Côté mystères et étrangetés, on retrouve de nombreux éléments parmi les plus insolites (notamment les fameuses chèvres !) qui sont repris et même développés ; la série montre aussi de nouvelles bizarreries et curiosités – dont un stage en extérieur absolument surréaliste – et divers aspects d’une Lumon Industries qui ressemble de plus en plus à une secte.
Innies ou outies, telle est la question
Severance creuse le conflit de plus en plus prégnant entre les Innies (les identités au travail) et les Outies (les identités personnelles). Il ne s’agit pas seulement du trouble profond ressenti par Mark et ses amis, maintenant qu’ils ont eu accès aux deux pans de leur existence ; nous découvrons aussi qu’ils ont des personnalités différentes, des secrets et des motivations cachées. Cette dichotomie, parfaitement exploitée, permet d’aller plus loin dans l’exploration des conséquences psychologiques et morales de la procédure de scission à travers un récit encore plus riche en intrigues et en questions existentielles.

Portée par des acteurs extraordinaires (en particulier Adam Scott et John Turturro, même si tous sont brillants) et un écriture incisive, Severance prend toujours appui sur cette idée de séparation totale entre vie au travail et en dehors, renvoyant inévitablement au débat sur « l’équilibre entre vie professionnelle et vie privée » . À travers ses rebondissements, ses mystères et ses personnages de plus en plus conscients, la série explore le sujet et l’étend aux questions d’identité et de liberté.
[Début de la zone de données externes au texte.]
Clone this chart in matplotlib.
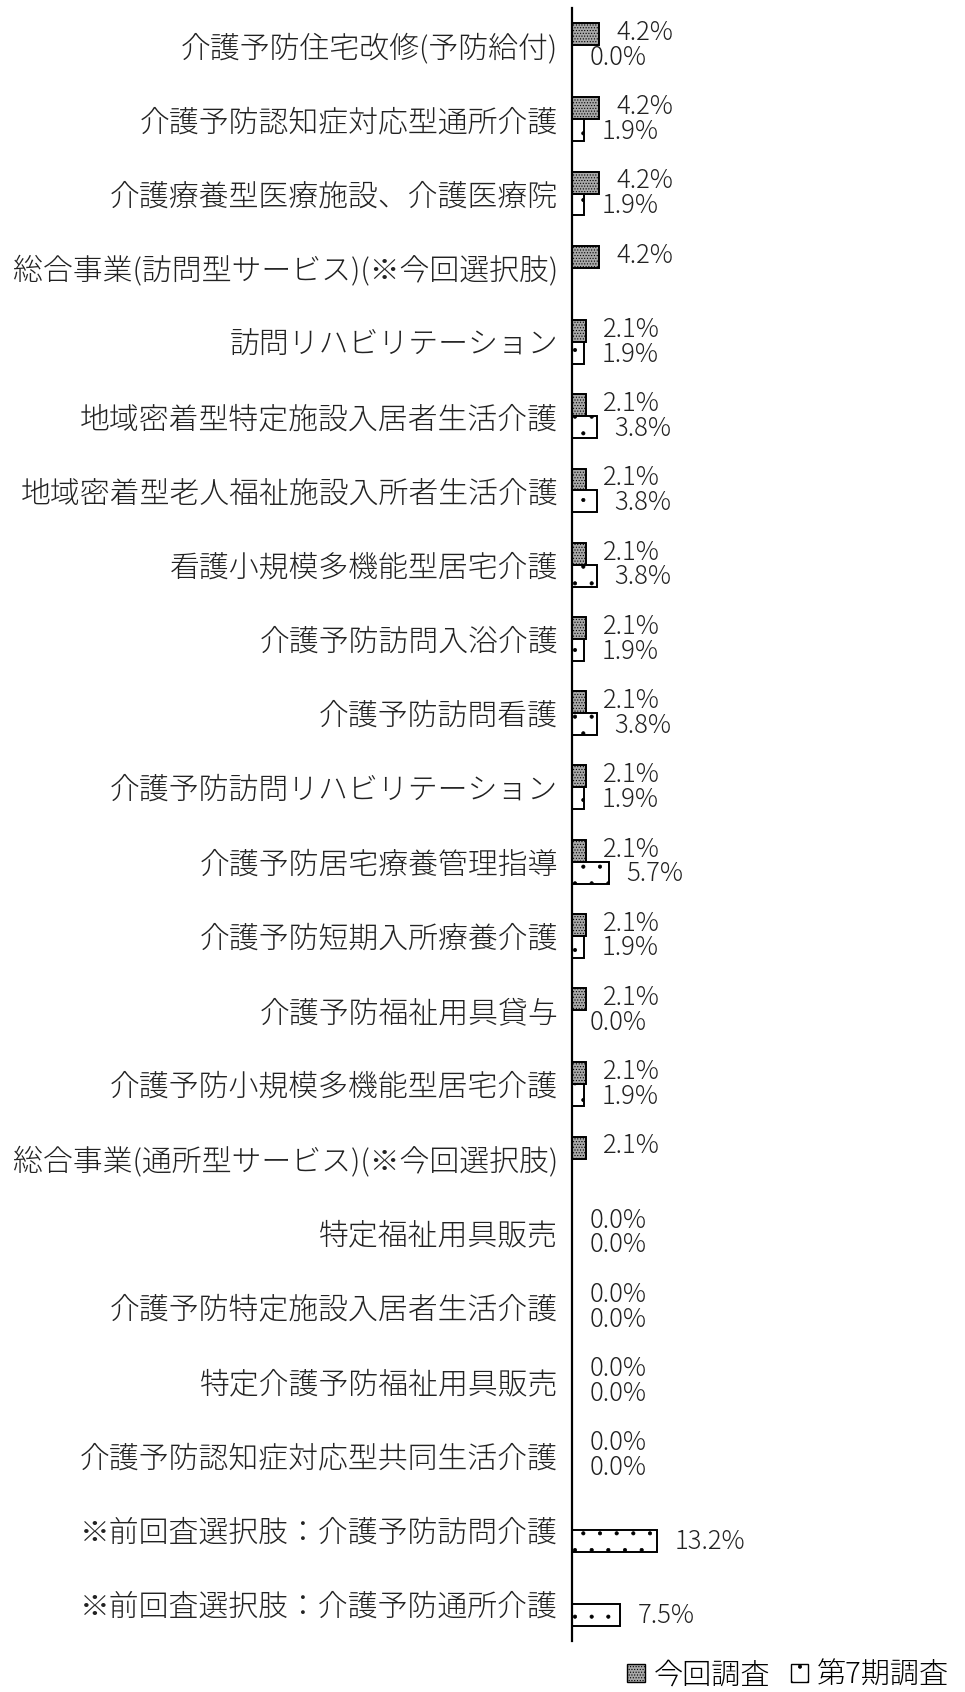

Suis-je une personne différente selon mon environnement ou en fonction du contexte ? Le travail est-il une forme d’accomplissement ou d’aliénation ? Les entreprises ont-elles des responsabilités morales envers leurs employés ? Que signifie la notion d’identité dans un monde fragmenté ? Autant de questions étourdissantes qui surgissent au fil de cette deuxième saison, sans jamais en amoindrir l’humour ou le suspense.
Entre mystères et frustration.
Sans nul doute, certains reprocheront à Severance de trop jouer sur la confusion, l’incertitude et la frustration. Certains mystères sont élucidés ou du moins clarifiés, des personnages révèlent un autre visage… mais la série livre ces explications au compte-goutte, les réponses posent en général de nouvelles questions. Le tout dans un récit faussement calme et de plus en plus immersif. Au point qu’on en arrive au même point que Mark : on ne sait plus si on est chez Lumon, à l’extérieur, avec un outie ou un innie… Or, c’est toute l’essence de Severance. Alors qu’on a parfois l’impression qu’il ne se passe rien, on reste rivé à l’écran dans une tension permanente parce que des scènes apparemment insignifiantes sont en fait fondamentales a posteriori. Et parce que, dans Severance, tout peut arriver. Absolument tout.
Severance est aussi brillante et stimulante que déstabilisante et frustrante. Avec ces nouveaux épisodes, elle étend l’acuité et la profondeur du récit, en entremêlant toujours mystères, science-fiction, dystopie, thriller, satire sociale et introspection psychologique. Si on accepte de se laisser entraîner dans la confusion et l’accumulation des énigmes, voilà décidément une grande série.